Encerrado o clássico com o Fluminense, Eduardo Barroca, o técnico que assumiu um Botafogo que cumpria temporada paupérrima, poderia exaltar seus dotes de estrategista.Afinal, tem quatro jogos à frente do alvinegro com três vitórias e uma marca admirável: a coragem de tentar mudar um jeito de jogar que já era parte da cultura do clube. Acabara de sair de um duelo que o obrigara a fazer concessões às suas convicções, de tão boa que fora a atuação do Fluminense. Mudou a estratégia e venceu.
— A comunidade do futebol precisa bater palmas para o (Fernando) Diniz. Não pensamos em jogar retraídos, no contra-ataque. Tentamos pressionar e eles conseguiram sair — disse Barroca sobre o colega.
O jogo opôs dois técnicos que pensam o futebol de forma arejada, retrato de uma edição de Campeonato Brasileiro mais diversa taticamente. A clareza de Barroca para tratar do duelo tático do jogo mistura a nobreza de reconhecer virtudes do rival com a lembrança ao público de que nem toda postura num campo de futebol é escolha. Por vezes, há imposição do rival. A intenção dos dois era jogar, mesmo com elencos que, em teoria, não colocam Fluminense e Botafogo como candidatos à parte alta da tabela. O clássico agradável de ver reforçou motivos para respaldar as ideias de Diniz e Barroca.
Ocorre que a vitória alvinegra num clássico em que o Fluminense foi melhor, embora deixe os times em situações opostas na tabela, os une num aspecto: ambos terão o futuro profundamente impactado pela forma como se pensa futebol no Brasil.
Os nove pontos em quatro rodadas dão ao Botafogo mais do que conforto na tabela. Oferecem crédito a um treinador jovem para insistir em sua ideia de ser protagonista dos jogos, ter iniciativa, algo diferente do que o Fluminense o obrigou a fazer. Não é simples. O Brasil só aceita dar tempo para que tais projetos prosperem com vitórias.
Este Botafogo ainda sofre ao pressionar o adversário: porque não tem um meio-campo tão ágil e porque sua linha defensiva, que não é tão rápida, por vezes se posiciona muito atrás enquanto o time se adianta, criando espaços.
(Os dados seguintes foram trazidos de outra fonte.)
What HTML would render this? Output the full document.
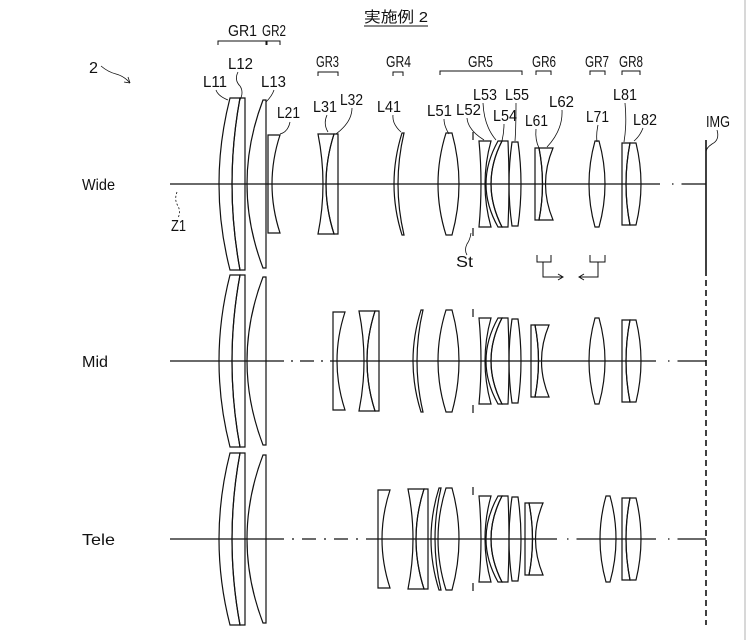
<!DOCTYPE html>
<html><head><meta charset="utf-8"><style>
html,body{margin:0;padding:0;background:#fff;}
svg{display:block;}
text{font-family:"Liberation Sans","Noto Sans CJK JP",sans-serif;font-size:16px;fill:#111;}
</style></head><body>
<svg width="748" height="640" viewBox="0 0 748 640" xmlns="http://www.w3.org/2000/svg">
<defs>
<g id="g1" fill="none" stroke="#111" stroke-width="1.2">
<path d="M230,-86 Q208,0 230,86 L240,86 Q224,0 240,-86 Z"/>
<path d="M240,-86 L245,-86 L245,86 L240,86 Q224,0 240,-86 Z"/>
<path d="M263,-84 Q231,0 263,84 L266,84 L266,-84 Z"/>
</g>
<g id="g2" fill="none" stroke="#111" stroke-width="1.2">
<path d="M268,-49 L280,-49 Q264,0 280,49 L268,49 Z"/>
</g>
<g id="g3" fill="none" stroke="#111" stroke-width="1.2">
<path d="M318,-50 L334,-50 Q318,0 334,50 L318,50 Q328,0 318,-50 Z"/>
<path d="M334,-50 L338,-50 L338,50 L334,50 Q318,0 334,-50 Z"/>
</g>
<g id="g4" fill="none" stroke="#111" stroke-width="1.2">
<path d="M402,-51 Q386,0 402,51 L404,51 Q392,0 404,-51 Z"/>
</g>
<g id="g5" fill="none" stroke="#111" stroke-width="1.2">
<path d="M446,-51 Q430,0 446,51 L452,51 Q466,0 452,-51 Z"/>
<path d="M473,-52 V-44 M473,44 V52"/>
<path d="M479,-43 L491,-43 Q479,0 491,43 L479,43 Q483,0 479,-43 Z"/>
<path d="M498,-43 Q474,0 498,43 L502,43 Q480,0 502,-43 Z"/>
<path d="M502,-43 Q480,0 502,43 L508,43 Q510,0 508,-43 Z"/>
<path d="M512,-42 Q506,0 512,42 L518,42 Q524,0 518,-42 Z"/>
</g>
<g id="g6" fill="none" stroke="#111" stroke-width="1.2">
<path d="M535,-36 L539,-36 Q546,0 539,36 L535,36 Z"/>
<path d="M539,-36 L553,-36 Q538,0 553,36 L539,36 Q546,0 539,-36 Z"/>
</g>
<g id="g7" fill="none" stroke="#111" stroke-width="1.2">
<path d="M595,-43 Q583,0 595,43 L599,43 Q611,0 599,-43 Z"/>
</g>
<g id="g8" fill="none" stroke="#111" stroke-width="1.2">
<path d="M622,-41 L630,-41 Q622,0 630,41 L622,41 Z"/>
<path d="M630,-41 L636,-41 Q646,0 636,41 L630,41 Q622,0 630,-41 Z"/>
</g>
</defs>

<line x1="745" y1="0" x2="745" y2="640" stroke="#ccc" stroke-width="1.5"/>

<text x="364" y="22" textLength="64" lengthAdjust="spacingAndGlyphs" style="font-size:15px">実施例 2</text>
<line x1="364" y1="26" x2="428" y2="26" stroke="#111" stroke-width="1"/>

<g>
<text x="228" y="36" textLength="29" lengthAdjust="spacingAndGlyphs">GR1</text>
<text x="262" y="36" textLength="24" lengthAdjust="spacingAndGlyphs">GR2</text>
<text x="316" y="67" textLength="23" lengthAdjust="spacingAndGlyphs">GR3</text>
<text x="386" y="67" textLength="25" lengthAdjust="spacingAndGlyphs">GR4</text>
<text x="468" y="67" textLength="25" lengthAdjust="spacingAndGlyphs">GR5</text>
<text x="532" y="67" textLength="24" lengthAdjust="spacingAndGlyphs">GR6</text>
<text x="585" y="67" textLength="24" lengthAdjust="spacingAndGlyphs">GR7</text>
<text x="619" y="67" textLength="24" lengthAdjust="spacingAndGlyphs">GR8</text>
</g>
<g fill="none" stroke="#111" stroke-width="1">
<path d="M218,45 V41 H266 V45"/>
<path d="M267,45 V41 H280 V45"/>
<path d="M318,76 V72 H338 V76"/>
<path d="M393,76 V72 H403 V76"/>
<path d="M440,75 V71 H522 V75"/>
<path d="M536,75 V71 H551 V75"/>
<path d="M590,75 V71 H605 V75"/>
<path d="M622,75 V71 H640 V75"/>
</g>

<g>
<text x="203" y="87" textLength="24" lengthAdjust="spacingAndGlyphs">L11</text>
<text x="228" y="69" textLength="25" lengthAdjust="spacingAndGlyphs">L12</text>
<text x="261" y="87" textLength="25" lengthAdjust="spacingAndGlyphs">L13</text>
<text x="277" y="118" textLength="23" lengthAdjust="spacingAndGlyphs">L21</text>
<text x="313" y="112" textLength="24" lengthAdjust="spacingAndGlyphs">L31</text>
<text x="340" y="105" textLength="23" lengthAdjust="spacingAndGlyphs">L32</text>
<text x="377" y="112" textLength="24" lengthAdjust="spacingAndGlyphs">L41</text>
<text x="427" y="116" textLength="25" lengthAdjust="spacingAndGlyphs">L51</text>
<text x="456" y="115" textLength="25" lengthAdjust="spacingAndGlyphs">L52</text>
<text x="473" y="100" textLength="24" lengthAdjust="spacingAndGlyphs">L53</text>
<text x="493" y="121" textLength="24" lengthAdjust="spacingAndGlyphs">L54</text>
<text x="505" y="100" textLength="24" lengthAdjust="spacingAndGlyphs">L55</text>
<text x="525" y="126" textLength="23" lengthAdjust="spacingAndGlyphs">L61</text>
<text x="549" y="107" textLength="25" lengthAdjust="spacingAndGlyphs">L62</text>
<text x="586" y="122" textLength="23" lengthAdjust="spacingAndGlyphs">L71</text>
<text x="613" y="100" textLength="24" lengthAdjust="spacingAndGlyphs">L81</text>
<text x="633" y="125" textLength="24" lengthAdjust="spacingAndGlyphs">L82</text>
<text x="706" y="127" textLength="24" lengthAdjust="spacingAndGlyphs">IMG</text>
<text x="456" y="267" textLength="17" lengthAdjust="spacingAndGlyphs">St</text>
<text x="171" y="231" textLength="15" lengthAdjust="spacingAndGlyphs">Z1</text>
<text x="89" y="73" textLength="9" lengthAdjust="spacingAndGlyphs">2</text>
<text x="82" y="190" textLength="33" lengthAdjust="spacingAndGlyphs">Wide</text>
<text x="82" y="367" textLength="26" lengthAdjust="spacingAndGlyphs">Mid</text>
<text x="82" y="545" textLength="33" lengthAdjust="spacingAndGlyphs">Tele</text>
</g>

<g fill="none" stroke="#111" stroke-width="0.8">
<path d="M101,66 Q108,72 116,74 Q124,76 130,83"/>
<path d="M130,83 l-2,-6 M130,83 l-6,-1"/>
<path d="M177,192 Q174,200 178,206 Q181,212 178,218" stroke-dasharray="2 2"/>
<path d="M216,90 Q218,96 228,100"/>
<path d="M238,72 Q234,80 240,86 Q244,92 240,100"/>
<path d="M274,90 Q272,96 266,102"/>
<path d="M290,122 Q288,132 280,134"/>
<path d="M327,115 Q323,124 328,132"/>
<path d="M352,108 Q352,122 336,134"/>
<path d="M393,115 Q392,124 401,132"/>
<path d="M444,119 Q444,126 449,134"/>
<path d="M467,118 Q468,130 484,140"/>
<path d="M483,103 Q484,126 496,140"/>
<path d="M504,124 Q504,132 502,141"/>
<path d="M516,103 Q516,128 515,141"/>
<path d="M536,129 Q535,140 539,148"/>
<path d="M562,110 Q563,130 547,147"/>
<path d="M598,125 Q596,134 597,142"/>
<path d="M625,103 Q627,124 624,142"/>
<path d="M643,128 Q640,136 634,141"/>
<path d="M717,130 Q720,140 712,144 Q706,148 706,152"/>
<path d="M471,233 Q470,240 467,244 Q464,250 467,255"/>
</g>

<g fill="none" stroke="#111" stroke-width="1">
<path d="M537,255 V262 H551 V255"/>
<path d="M543,262 V277 H562"/>
<path d="M558,274 L563,277 L558,280"/>
<path d="M590,255 V262 H605 V255"/>
<path d="M598,262 V277 H580"/>
<path d="M584,274 L579,277 L584,280"/>
</g>

<line x1="706" y1="140" x2="706" y2="270" stroke="#111" stroke-width="1.6"/>
<line x1="706" y1="270" x2="706" y2="625" stroke="#111" stroke-width="1.6" stroke-dasharray="6 4"/>

<g transform="translate(0,184)">
<line x1="170" y1="0" x2="660" y2="0" stroke="#111" stroke-width="1.2"/>
<line x1="660" y1="0" x2="706" y2="0" stroke="#111" stroke-width="1.2" stroke-dasharray="0 12 1.5 8 30"/>
<use href="#g1"/><use href="#g2"/><use href="#g3"/><use href="#g4"/><use href="#g5"/><use href="#g6"/><use href="#g7"/><use href="#g8"/>
</g>

<g transform="translate(0,361)">
<line x1="170" y1="0" x2="270" y2="0" stroke="#111" stroke-width="1.2"/>
<line x1="270" y1="0" x2="330" y2="0" stroke="#111" stroke-width="1.2" stroke-dasharray="14 7 2 7"/>
<line x1="330" y1="0" x2="656" y2="0" stroke="#111" stroke-width="1.2"/>
<line x1="656" y1="0" x2="706" y2="0" stroke="#111" stroke-width="1.2" stroke-dasharray="0 12 1.5 8 30"/>
<use href="#g1"/>
<use href="#g2" transform="translate(65,0)"/>
<use href="#g3" transform="translate(41,0)"/>
<use href="#g4" transform="translate(19,0)"/>
<use href="#g5"/>
<use href="#g6" transform="translate(-4,0)"/>
<use href="#g7"/>
<use href="#g8"/>
</g>

<g transform="translate(0,539)">
<line x1="170" y1="0" x2="270" y2="0" stroke="#111" stroke-width="1.2"/>
<line x1="270" y1="0" x2="378" y2="0" stroke="#111" stroke-width="1.2" stroke-dasharray="14 8 2 8"/>
<line x1="378" y1="0" x2="557" y2="0" stroke="#111" stroke-width="1.2"/>
<line x1="557" y1="0" x2="600" y2="0" stroke="#111" stroke-width="1.2" stroke-dasharray="0 10 1.5 8 30"/>
<line x1="600" y1="0" x2="656" y2="0" stroke="#111" stroke-width="1.2"/>
<line x1="656" y1="0" x2="706" y2="0" stroke="#111" stroke-width="1.2" stroke-dasharray="0 12 1.5 8 30"/>
<use href="#g1"/>
<use href="#g2" transform="translate(110,0)"/>
<use href="#g3" transform="translate(90,0)"/>
<use href="#g4" transform="translate(37,0)"/>
<use href="#g5"/>
<use href="#g6" transform="translate(-10,0)"/>
<use href="#g7" transform="translate(11,0)"/>
<use href="#g8"/>
</g>
</svg>
</body></html>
O Botafogo irá tropeçar ainda no processo de implantação do modelo de Barroca. Quando ocorrer, o desafio será entender que o modelo que derrotou o Fluminense foi uma adaptação a uma circunstância diante de um adversário com trabalho um pouco mais longo, embora também embrionário.
Quanto a Diniz e ao Fluminense, o que se apresenta é um teste de convicções. O treinador não parece dado a sucumbir ao resultadismo. Clubes costumam ser o oposto.
Séries de tropeços costumam ser um convite à desconstrução de personagens, especialmente os que propõem algo ousado. Afinal, o conservadorismo oferece uma falsa sensação de segurança. Como se o Fluminense dos últimos anos não tivesse flertado com o desastre. Agora, chegarão a Diniz teses recheadas de sofismas e enganos, “sugestões” irracionais de que o “jogar bem” não conduz a resultados ou tentativas de relacionar posse de bola a derrotas.
O Fluminense tem carências no elenco e, de fato, a evolução do time parecia ter travado. Nestas horas, tendemos a condenar a ideia de Diniz no lugar de julgar erros e acertos na execução dela. Nos jogos recentes, o tricolor fez sua posse gerar mais chances, colocou-se mais perto de ganhar. O atual drama é uma fragilidade nas duas áreas: para um time que por vezes defende mal o seu gol, a falta de contundência na finalização custa caro.
Não é por pregar um futebol atraente que Diniz deva estar imune a críticas. Mas o jogo que propõe envolve um processo de implantação. Foi o caminho que o Fluminense escolheu, e o jogo de sábado reforça motivos para lhe dar tempo. Vez ou outra, já surgem atuações para desfrutar, e a torcida pareceu ter comprado a ideia. A arquibancada é sábia.